DOI: https://doi.org/10.1007/s00271-019-00626-6

Interpretive Summary: Our newly developed surface renewal (SR) technique holds tremendous potential as a technology that can provide growers with inexpensive, real-time, and site-specific crop water loss measurements. Here we validated the effectiveness of our new SR system against expensive research grade methods that are considered gold standards for measuring crop water loss. We found very tight correlation between our new SR measurements crop water loss and a stress index determined with the other methods. These results reinforce the tremendous potential for SR to provide growers with essential information needed to efficiently manage irrigation of their crop, and the method should work effectively across most crops.

Technical Abstract: Surface renewal (SR) is a bio-meteorological technique that uses high frequency air temperature measurements above a plant canopy to estimate sensible heat flux density.

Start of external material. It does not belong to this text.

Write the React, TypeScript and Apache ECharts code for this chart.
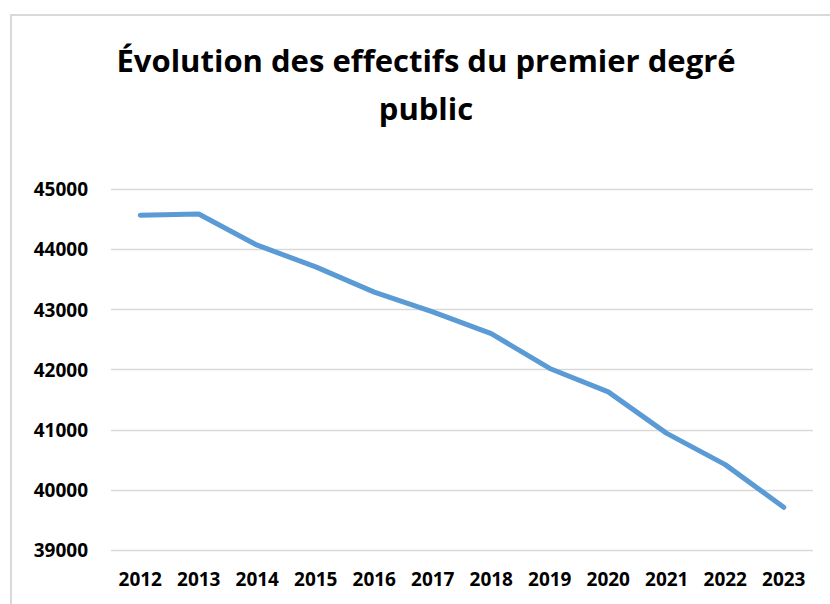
import React, { useEffect, useRef } from "react";
import * as echarts from "echarts";

const years = ["2012", "2013", "2014", "2015", "2016", "2017", "2018", "2019", "2020", "2021", "2022", "2023"];
const effectifs = [44570, 44590, 44070, 43710, 43290, 42960, 42600, 42020, 41630, 40940, 40420, 39710];
const titleLines = ["Évolution des effectifs du premier degré", "public"];
const yMin = 39000;
const yMax = 45000;
const yStep = 1000;

const FONT = "'Open Sans'";

export default function App() {
  const ref = useRef<HTMLDivElement>(null);
  useEffect(() => {
    document.body.style.margin = "0";
    const chart = echarts.init(ref.current!, null, { renderer: "svg" });
    chart.setOption({
      animation: false,
      backgroundColor: "#ffffff",
      grid: { left: 111, right: 17, top: 189.3, bottom: 54, containLabel: false },
      graphic: [
        {
          type: "rect",
          silent: true,
          shape: { x: 11, y: 15, width: 900, height: 800 },
          style: { fill: "none", stroke: "#d9d9d9", lineWidth: 2 },
        },
        {
          type: "text",
          x: 426,
          y: 60,
          style: {
            text: titleLines[0],
            font: `bold 31px ${FONT}`,
            fill: "#000000",
            align: "center",
            verticalAlign: "middle",
          },
        },
        {
          type: "text",
          x: 426,
          y: 108,
          style: {
            text: titleLines[1],
            font: `bold 31px ${FONT}`,
            fill: "#000000",
            align: "center",
            verticalAlign: "middle",
          },
        },
      ],
      xAxis: {
        type: "category",
        data: years,
        boundaryGap: true,
        axisLine: { show: false },
        axisTick: { show: false },
        axisLabel: {
          color: "#000000",
          fontFamily: FONT,
          fontWeight: "bold",
          fontSize: 19,
          margin: 19,
          interval: 0,
        },
      },
      yAxis: {
        type: "value",
        min: yMin,
        max: yMax,
        interval: yStep,
        axisLine: { show: false },
        axisTick: { show: false },
        splitLine: { lineStyle: { color: "#d9d9d9", width: 1.3 } },
        axisLabel: {
          color: "#000000",
          fontFamily: FONT,
          fontWeight: "bold",
          fontSize: 19,
          margin: 23,
          formatter: (v: number) => String(v),
        },
      },
      series: [
        {
          type: "line",
          data: effectifs,
          symbol: "none",
          lineStyle: { color: "#5b9bd5", width: 5, cap: "round", join: "round" },
        },
      ],
    });
    return () => chart.dispose();
  }, []);
  return <div ref={ref} style={{ width: 830, height: 604 }} />;
}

The sensible heat flux is then used to estimate latent heat flux as the residual of a surface energy balance equation. SR previously relied on calibration against other methods (e.g. Eddy Covariance) to obtain accurate measurements of sensible heat flux density, and this need for calibration limited the use of SR to research applications. Our group recently showed that compensating the frequency response characteristics of SR thermocouples converges the calibration factor near the theoretically predicted value (Shapland et al. 2014). This led to the development of an inexpensive, stand-alone SR system to measure sensible heat flux without the need for calibration, and we used a mature vineyard containing a weighing lysimeter to validate this new method. Vineyard evapotranspiration (ET) measured with SR was strongly and positively correlated with that from the lysimeter, eddy covariance, and a soil water budget approach; the slope of regression for SR vs. lysimeter was 0.95 with an R2 of 0.96 compiled across the two years. ET measured with the various techniques responded similarly to changes in the microclimatic conditions (i.e. day to day variability) and when water was withheld from the entire vineyard for an extended period. A stress index calculated using reference and actual ET from SR and lysimetry was correlated to leaf water potential, stomatal conductance, and volumetric soil water content measurements. Our results suggest that the new SR method can be used for as a low cost tool to provide growers with field-specific estimates of crop water use and stress for irrigation management without the need for calibration.